A small piece of stone from the original grotto in France is located on the right-hand side of the shrine directly below the statue of Mary. To Notre Dame students and alumni, the Grotto is a special place to spend a few quiet moments, and especially during football weekends and finals, you might have difficulty finding a candle to light. Hundreds of students have proposed marriage here; outdoor Masses are celebrated regularly; and the Rosary is prayed every day at 6:45 p.m., every day of the year, rain or shine.
The Log Chapel
This intimate lakeside worship space is used regularly for Masses, but it serves also as a reminder of Notre Dame’s earliest days. The current Log Chapel is a replica of the one built by Rev. Stephen Badin in 1831 as a missionary headquarters for northern Indiana. The original was destroyed by fire.
But the original chapel was standing when Rev. Edward Sorin, C.S.C., and the band of brothers who joined him as missionaries from France to Indiana arrived at the site where Father Sorin established the University of Notre Dame. A Founders’ Memorial is near the front of the Log Chapel and is dedicated to Father Sorin and the seven Holy Cross brothers who stood with him in 1842.
The Hesburgh Library
With Jesus depicted in a famous mural as “the Word of Life,” facing Notre Dame Stadium as the great teacher, the 14 stories of the Hesburgh Library make an impact on football fans and on scholars from around the world. The image, also known as “Touchdown Jesus,” can be seen over the north end zone. It is 132 feet high and 65 feet wide, containing 81 types of stone from 16 countries.
This building, which was the largest college library in the world when it opened in 1963, now joins with several other libraries on campus—collectively called the Hesburgh Libraries—to contain 3 million volumes, 2 million microfiche units, more than 17,000 serial subscriptions, and 12,000 audio recordings. The building is also traditionally an important gathering place for students on campus, whether they want to collaborate in groups, embark on a pursuit of study materials, or make use of the latest technology in their entrepreneurial research.

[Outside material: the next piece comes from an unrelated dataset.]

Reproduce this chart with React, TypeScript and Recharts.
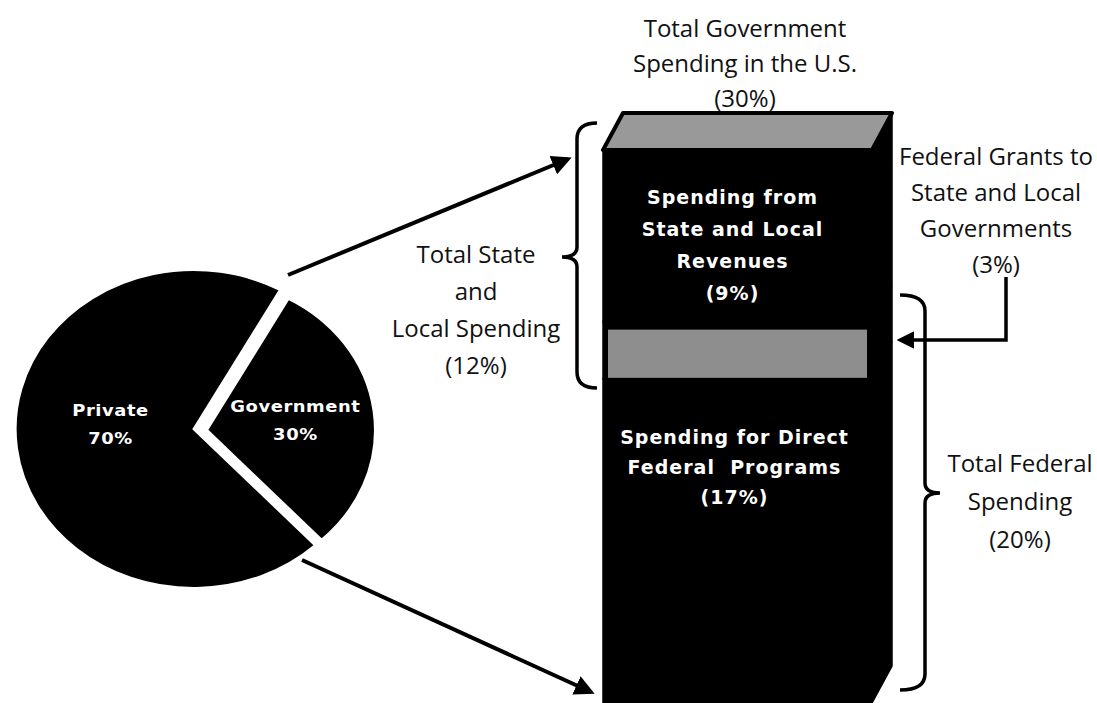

Notre Dame Stadium/Campus Crossroads
This home of the Fighting Irish football team was built in 1930. Legendary coach Knute Rockne designed the stadium but coached only one season there before his tragic death in a plane crash. The stadium was expanded for the 1997 season and now has a capacity of 80,795 fans. Students are guaranteed tickets to all home games, and they enthusiastically express their solidarity with their classmates on the field, as well as the parents, alumni, and other supporters who come out for a game day celebration.
In 2017, construction was completed on a massive re-imagining of the stadium space. Three buildings were constructed adjacent and attached to the stadium - O'Neill Hall, Corbett Family Hall, and the Duncan Student Center. Collectively, the three buildings are known as the Campus Crossroads project. The facilities housed in these buildings provide a remarkable synergy between athletics, academics and student life.